Yerli alternatif sahnenin yetenekli ekibi Birileri’ni dinlenme rekorları kıran “Halledebilirdik”le tanıyoruz. Dillere dolanan “Zamanın Dışında, Boşluğun İçinde”, “Aşık Olmamam Gerek”, “Paralel Bir Evrende Hâlen Bulutlar Üzerinde Olma Olasılığımıza Dair” gibi şarkılar da Birileri imzalı. Jan Soykök’ün söz, müzik ve vokallerine gitarda Baturalp Yılmaz, bas gitarda Emre Dereli ve davulda Çağdaş Topal’ın katılımlarıyla indie-rock janrında kendilerine özgü bir kimlik oluşturan Birileri’ne merak ettiklerimizi sorduk.

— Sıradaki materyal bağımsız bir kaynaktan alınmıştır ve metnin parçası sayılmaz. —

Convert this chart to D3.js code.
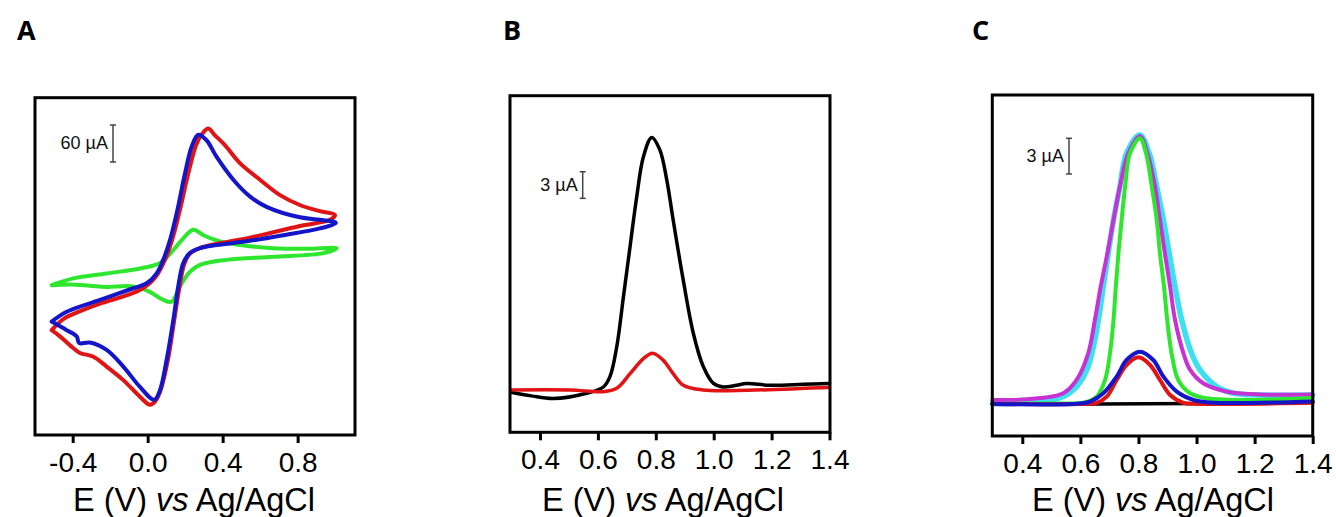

19 Haziran’da yeni şarkınız “Yürü” yayınlandı. Bize biraz anlatır mısınız, yeni şarkınız ne anlatıyor, nasıl bir şarkı?
Öncelikle şu ana kadar yaptığımız tüm şarkılardan daha farklı bir şarkı, bunu açıkça söyleyebiliriz. Hem sound hem de aranje açısından bir süredir girmek istediğimiz yeni bir yol vardı, bu şarkı ile o yola ilk adımımızı atıyoruz. Indie – Pop, Alt. Pop etkilenimlerini müziğimizde ilk kez bu kadar yoğun bir şekilde duyabileceksiniz “Yürü” ile. Daha önce kullanmadığımız enstrümanlar, daha önce denemediğimiz bir form ve aranje anlayışı var bu şarkıda. Tema olarak da şarkılarımızda duymaya pek alışkın olmadığınız ve şu aralar fazlaca ihtiyaç duyulan “motivasyon”u konu alıyor. “Dikenli yollarda yürümeye devam edebilmenin şarkısı” diyebiliriz “Yürü” için. (Eskiden olsa adını böyle koyardık belki hah).

 

Kusursz çıkalı 1 yıl oldu, siz de bunu YouTube’da akustik bir yayınla kutladınız. Nasıl bir duyguydu YouTube üzerinden çalmak, size neler hissettirdi?
Son derece keyifliydi. YouTube’ta büyük bir kitlemiz var, orada daha aktif olmayı planlıyoruz bundan böyle. İlk hedefte akustik bir ev kaydı serisi var, duyurmuş olalım onu da buradan. 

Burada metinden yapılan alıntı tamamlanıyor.